──────── Dataset section ────────

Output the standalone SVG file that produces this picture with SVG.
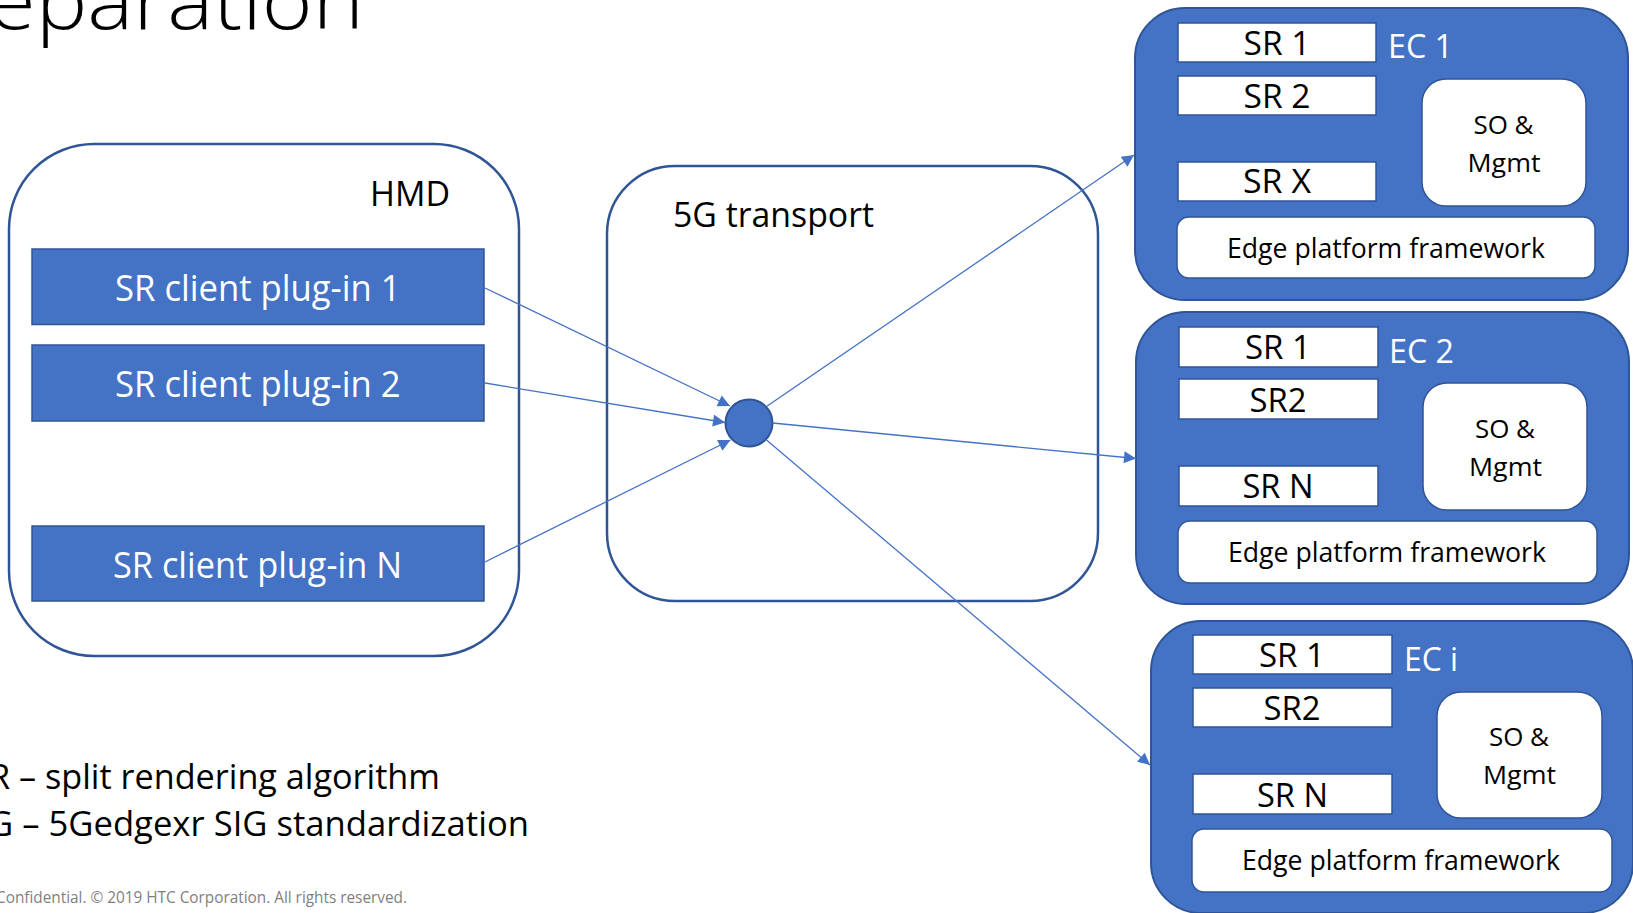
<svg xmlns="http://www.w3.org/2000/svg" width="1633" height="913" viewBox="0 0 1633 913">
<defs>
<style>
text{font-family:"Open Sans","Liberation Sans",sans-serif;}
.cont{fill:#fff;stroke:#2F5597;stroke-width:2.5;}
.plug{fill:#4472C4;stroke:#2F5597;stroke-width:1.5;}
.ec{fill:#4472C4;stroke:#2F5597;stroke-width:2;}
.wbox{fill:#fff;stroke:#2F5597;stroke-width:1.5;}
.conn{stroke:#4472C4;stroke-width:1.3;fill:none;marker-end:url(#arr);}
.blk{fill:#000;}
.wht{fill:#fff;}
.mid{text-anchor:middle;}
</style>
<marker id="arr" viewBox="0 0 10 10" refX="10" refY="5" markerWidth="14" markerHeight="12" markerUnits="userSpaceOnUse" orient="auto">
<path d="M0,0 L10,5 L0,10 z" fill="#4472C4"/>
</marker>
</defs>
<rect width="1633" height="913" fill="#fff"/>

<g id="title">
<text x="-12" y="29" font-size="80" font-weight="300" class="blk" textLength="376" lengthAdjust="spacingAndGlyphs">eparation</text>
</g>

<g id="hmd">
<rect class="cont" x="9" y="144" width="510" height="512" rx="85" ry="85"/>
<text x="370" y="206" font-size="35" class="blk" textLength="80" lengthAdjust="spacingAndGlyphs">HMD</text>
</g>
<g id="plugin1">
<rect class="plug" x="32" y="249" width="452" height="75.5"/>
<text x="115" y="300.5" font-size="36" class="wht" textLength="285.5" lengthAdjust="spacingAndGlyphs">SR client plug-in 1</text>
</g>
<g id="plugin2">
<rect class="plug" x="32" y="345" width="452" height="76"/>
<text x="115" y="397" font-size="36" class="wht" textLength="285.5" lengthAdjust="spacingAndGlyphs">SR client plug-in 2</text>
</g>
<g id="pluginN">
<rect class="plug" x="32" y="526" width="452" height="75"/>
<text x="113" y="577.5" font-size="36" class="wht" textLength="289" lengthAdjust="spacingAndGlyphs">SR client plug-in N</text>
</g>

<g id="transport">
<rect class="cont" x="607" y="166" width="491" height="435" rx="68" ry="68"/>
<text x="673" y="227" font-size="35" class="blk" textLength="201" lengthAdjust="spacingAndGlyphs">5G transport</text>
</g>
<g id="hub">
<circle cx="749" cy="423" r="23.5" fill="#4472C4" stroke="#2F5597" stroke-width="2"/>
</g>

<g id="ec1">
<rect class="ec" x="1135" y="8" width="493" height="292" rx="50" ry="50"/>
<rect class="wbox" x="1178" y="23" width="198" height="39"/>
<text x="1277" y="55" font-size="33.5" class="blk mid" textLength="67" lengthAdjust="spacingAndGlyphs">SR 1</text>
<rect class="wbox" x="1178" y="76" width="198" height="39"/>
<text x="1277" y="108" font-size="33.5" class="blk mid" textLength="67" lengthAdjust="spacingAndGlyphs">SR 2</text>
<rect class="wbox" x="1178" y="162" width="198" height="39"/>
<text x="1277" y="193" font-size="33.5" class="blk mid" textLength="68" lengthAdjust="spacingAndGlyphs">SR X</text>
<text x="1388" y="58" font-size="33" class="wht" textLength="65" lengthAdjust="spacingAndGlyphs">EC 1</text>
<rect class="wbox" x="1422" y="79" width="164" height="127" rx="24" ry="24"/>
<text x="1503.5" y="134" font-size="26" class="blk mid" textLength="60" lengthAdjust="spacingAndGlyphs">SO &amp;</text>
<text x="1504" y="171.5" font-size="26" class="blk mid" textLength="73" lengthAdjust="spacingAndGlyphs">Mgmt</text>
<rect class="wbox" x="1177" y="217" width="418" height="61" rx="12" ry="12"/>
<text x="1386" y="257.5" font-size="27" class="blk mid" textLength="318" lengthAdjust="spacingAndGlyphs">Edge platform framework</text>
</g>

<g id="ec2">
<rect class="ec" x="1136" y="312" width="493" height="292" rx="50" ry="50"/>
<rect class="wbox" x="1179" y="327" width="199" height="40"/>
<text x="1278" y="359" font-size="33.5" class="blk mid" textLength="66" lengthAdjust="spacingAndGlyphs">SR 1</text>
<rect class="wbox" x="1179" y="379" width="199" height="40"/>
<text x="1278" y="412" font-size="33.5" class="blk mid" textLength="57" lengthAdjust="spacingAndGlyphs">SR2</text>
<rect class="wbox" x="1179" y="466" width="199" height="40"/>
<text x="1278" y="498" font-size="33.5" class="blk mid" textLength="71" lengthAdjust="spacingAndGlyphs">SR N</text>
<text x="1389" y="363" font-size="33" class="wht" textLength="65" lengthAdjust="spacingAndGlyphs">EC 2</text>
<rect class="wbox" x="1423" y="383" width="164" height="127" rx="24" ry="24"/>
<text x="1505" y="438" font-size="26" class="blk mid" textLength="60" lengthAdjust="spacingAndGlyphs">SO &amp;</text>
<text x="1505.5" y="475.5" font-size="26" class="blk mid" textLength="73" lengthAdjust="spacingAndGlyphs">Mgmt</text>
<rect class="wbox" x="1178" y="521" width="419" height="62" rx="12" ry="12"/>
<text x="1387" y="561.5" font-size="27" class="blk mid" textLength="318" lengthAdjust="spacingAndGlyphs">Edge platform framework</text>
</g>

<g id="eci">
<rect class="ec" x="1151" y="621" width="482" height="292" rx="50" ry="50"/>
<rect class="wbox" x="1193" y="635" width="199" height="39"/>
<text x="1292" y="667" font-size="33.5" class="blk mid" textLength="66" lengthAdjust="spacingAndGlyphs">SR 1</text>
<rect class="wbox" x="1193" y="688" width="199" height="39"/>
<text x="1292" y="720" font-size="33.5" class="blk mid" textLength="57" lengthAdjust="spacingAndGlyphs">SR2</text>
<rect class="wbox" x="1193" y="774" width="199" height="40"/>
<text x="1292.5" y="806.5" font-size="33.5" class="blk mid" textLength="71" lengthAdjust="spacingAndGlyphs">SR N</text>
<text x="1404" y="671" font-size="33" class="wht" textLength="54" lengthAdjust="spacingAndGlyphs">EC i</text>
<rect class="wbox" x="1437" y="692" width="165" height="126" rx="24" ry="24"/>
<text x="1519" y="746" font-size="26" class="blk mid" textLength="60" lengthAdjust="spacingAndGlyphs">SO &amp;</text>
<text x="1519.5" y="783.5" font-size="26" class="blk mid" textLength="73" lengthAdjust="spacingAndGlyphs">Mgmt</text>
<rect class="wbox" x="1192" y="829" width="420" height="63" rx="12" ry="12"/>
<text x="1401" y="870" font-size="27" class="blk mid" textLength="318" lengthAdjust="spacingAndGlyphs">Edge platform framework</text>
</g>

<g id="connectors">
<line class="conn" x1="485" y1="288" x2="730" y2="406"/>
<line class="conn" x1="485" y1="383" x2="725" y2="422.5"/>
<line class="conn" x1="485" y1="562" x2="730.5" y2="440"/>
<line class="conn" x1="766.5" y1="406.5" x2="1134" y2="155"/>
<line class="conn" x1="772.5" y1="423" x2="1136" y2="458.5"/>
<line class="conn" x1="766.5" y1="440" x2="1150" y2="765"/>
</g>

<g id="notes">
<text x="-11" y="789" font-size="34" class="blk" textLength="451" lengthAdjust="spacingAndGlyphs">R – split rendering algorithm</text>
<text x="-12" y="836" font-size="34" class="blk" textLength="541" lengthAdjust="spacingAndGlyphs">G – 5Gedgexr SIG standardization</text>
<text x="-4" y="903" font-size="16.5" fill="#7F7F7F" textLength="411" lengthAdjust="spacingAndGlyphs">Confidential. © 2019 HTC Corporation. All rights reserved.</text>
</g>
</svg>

────────

> _Given request_
Omit the pictures and output all of the other material exactly.

> _Correct response_
Output the standalone SVG file that produces this picture with SVG.
<svg xmlns="http://www.w3.org/2000/svg" width="1633" height="913" viewBox="0 0 1633 913">
<defs>
<style>
text{font-family:"Open Sans","Liberation Sans",sans-serif;}
.cont{fill:#fff;stroke:#2F5597;stroke-width:2.5;}
.plug{fill:#4472C4;stroke:#2F5597;stroke-width:1.5;}
.ec{fill:#4472C4;stroke:#2F5597;stroke-width:2;}
.wbox{fill:#fff;stroke:#2F5597;stroke-width:1.5;}
.conn{stroke:#4472C4;stroke-width:1.3;fill:none;marker-end:url(#arr);}
.blk{fill:#000;}
.wht{fill:#fff;}
.mid{text-anchor:middle;}
</style>
<marker id="arr" viewBox="0 0 10 10" refX="10" refY="5" markerWidth="14" markerHeight="12" markerUnits="userSpaceOnUse" orient="auto">
<path d="M0,0 L10,5 L0,10 z" fill="#4472C4"/>
</marker>
</defs>
<rect width="1633" height="913" fill="#fff"/>

<g id="title">
<text x="-12" y="29" font-size="80" font-weight="300" class="blk" textLength="376" lengthAdjust="spacingAndGlyphs">eparation</text>
</g>

<g id="hmd">
<rect class="cont" x="9" y="144" width="510" height="512" rx="85" ry="85"/>
<text x="370" y="206" font-size="35" class="blk" textLength="80" lengthAdjust="spacingAndGlyphs">HMD</text>
</g>
<g id="plugin1">
<rect class="plug" x="32" y="249" width="452" height="75.5"/>
<text x="115" y="300.5" font-size="36" class="wht" textLength="285.5" lengthAdjust="spacingAndGlyphs">SR client plug-in 1</text>
</g>
<g id="plugin2">
<rect class="plug" x="32" y="345" width="452" height="76"/>
<text x="115" y="397" font-size="36" class="wht" textLength="285.5" lengthAdjust="spacingAndGlyphs">SR client plug-in 2</text>
</g>
<g id="pluginN">
<rect class="plug" x="32" y="526" width="452" height="75"/>
<text x="113" y="577.5" font-size="36" class="wht" textLength="289" lengthAdjust="spacingAndGlyphs">SR client plug-in N</text>
</g>

<g id="transport">
<rect class="cont" x="607" y="166" width="491" height="435" rx="68" ry="68"/>
<text x="673" y="227" font-size="35" class="blk" textLength="201" lengthAdjust="spacingAndGlyphs">5G transport</text>
</g>
<g id="hub">
<circle cx="749" cy="423" r="23.5" fill="#4472C4" stroke="#2F5597" stroke-width="2"/>
</g>

<g id="ec1">
<rect class="ec" x="1135" y="8" width="493" height="292" rx="50" ry="50"/>
<rect class="wbox" x="1178" y="23" width="198" height="39"/>
<text x="1277" y="55" font-size="33.5" class="blk mid" textLength="67" lengthAdjust="spacingAndGlyphs">SR 1</text>
<rect class="wbox" x="1178" y="76" width="198" height="39"/>
<text x="1277" y="108" font-size="33.5" class="blk mid" textLength="67" lengthAdjust="spacingAndGlyphs">SR 2</text>
<rect class="wbox" x="1178" y="162" width="198" height="39"/>
<text x="1277" y="193" font-size="33.5" class="blk mid" textLength="68" lengthAdjust="spacingAndGlyphs">SR X</text>
<text x="1388" y="58" font-size="33" class="wht" textLength="65" lengthAdjust="spacingAndGlyphs">EC 1</text>
<rect class="wbox" x="1422" y="79" width="164" height="127" rx="24" ry="24"/>
<text x="1503.5" y="134" font-size="26" class="blk mid" textLength="60" lengthAdjust="spacingAndGlyphs">SO &amp;</text>
<text x="1504" y="171.5" font-size="26" class="blk mid" textLength="73" lengthAdjust="spacingAndGlyphs">Mgmt</text>
<rect class="wbox" x="1177" y="217" width="418" height="61" rx="12" ry="12"/>
<text x="1386" y="257.5" font-size="27" class="blk mid" textLength="318" lengthAdjust="spacingAndGlyphs">Edge platform framework</text>
</g>

<g id="ec2">
<rect class="ec" x="1136" y="312" width="493" height="292" rx="50" ry="50"/>
<rect class="wbox" x="1179" y="327" width="199" height="40"/>
<text x="1278" y="359" font-size="33.5" class="blk mid" textLength="66" lengthAdjust="spacingAndGlyphs">SR 1</text>
<rect class="wbox" x="1179" y="379" width="199" height="40"/>
<text x="1278" y="412" font-size="33.5" class="blk mid" textLength="57" lengthAdjust="spacingAndGlyphs">SR2</text>
<rect class="wbox" x="1179" y="466" width="199" height="40"/>
<text x="1278" y="498" font-size="33.5" class="blk mid" textLength="71" lengthAdjust="spacingAndGlyphs">SR N</text>
<text x="1389" y="363" font-size="33" class="wht" textLength="65" lengthAdjust="spacingAndGlyphs">EC 2</text>
<rect class="wbox" x="1423" y="383" width="164" height="127" rx="24" ry="24"/>
<text x="1505" y="438" font-size="26" class="blk mid" textLength="60" lengthAdjust="spacingAndGlyphs">SO &amp;</text>
<text x="1505.5" y="475.5" font-size="26" class="blk mid" textLength="73" lengthAdjust="spacingAndGlyphs">Mgmt</text>
<rect class="wbox" x="1178" y="521" width="419" height="62" rx="12" ry="12"/>
<text x="1387" y="561.5" font-size="27" class="blk mid" textLength="318" lengthAdjust="spacingAndGlyphs">Edge platform framework</text>
</g>

<g id="eci">
<rect class="ec" x="1151" y="621" width="482" height="292" rx="50" ry="50"/>
<rect class="wbox" x="1193" y="635" width="199" height="39"/>
<text x="1292" y="667" font-size="33.5" class="blk mid" textLength="66" lengthAdjust="spacingAndGlyphs">SR 1</text>
<rect class="wbox" x="1193" y="688" width="199" height="39"/>
<text x="1292" y="720" font-size="33.5" class="blk mid" textLength="57" lengthAdjust="spacingAndGlyphs">SR2</text>
<rect class="wbox" x="1193" y="774" width="199" height="40"/>
<text x="1292.5" y="806.5" font-size="33.5" class="blk mid" textLength="71" lengthAdjust="spacingAndGlyphs">SR N</text>
<text x="1404" y="671" font-size="33" class="wht" textLength="54" lengthAdjust="spacingAndGlyphs">EC i</text>
<rect class="wbox" x="1437" y="692" width="165" height="126" rx="24" ry="24"/>
<text x="1519" y="746" font-size="26" class="blk mid" textLength="60" lengthAdjust="spacingAndGlyphs">SO &amp;</text>
<text x="1519.5" y="783.5" font-size="26" class="blk mid" textLength="73" lengthAdjust="spacingAndGlyphs">Mgmt</text>
<rect class="wbox" x="1192" y="829" width="420" height="63" rx="12" ry="12"/>
<text x="1401" y="870" font-size="27" class="blk mid" textLength="318" lengthAdjust="spacingAndGlyphs">Edge platform framework</text>
</g>

<g id="connectors">
<line class="conn" x1="485" y1="288" x2="730" y2="406"/>
<line class="conn" x1="485" y1="383" x2="725" y2="422.5"/>
<line class="conn" x1="485" y1="562" x2="730.5" y2="440"/>
<line class="conn" x1="766.5" y1="406.5" x2="1134" y2="155"/>
<line class="conn" x1="772.5" y1="423" x2="1136" y2="458.5"/>
<line class="conn" x1="766.5" y1="440" x2="1150" y2="765"/>
</g>

<g id="notes">
<text x="-11" y="789" font-size="34" class="blk" textLength="451" lengthAdjust="spacingAndGlyphs">R – split rendering algorithm</text>
<text x="-12" y="836" font-size="34" class="blk" textLength="541" lengthAdjust="spacingAndGlyphs">G – 5Gedgexr SIG standardization</text>
<text x="-4" y="903" font-size="16.5" fill="#7F7F7F" textLength="411" lengthAdjust="spacingAndGlyphs">Confidential. © 2019 HTC Corporation. All rights reserved.</text>
</g>
</svg>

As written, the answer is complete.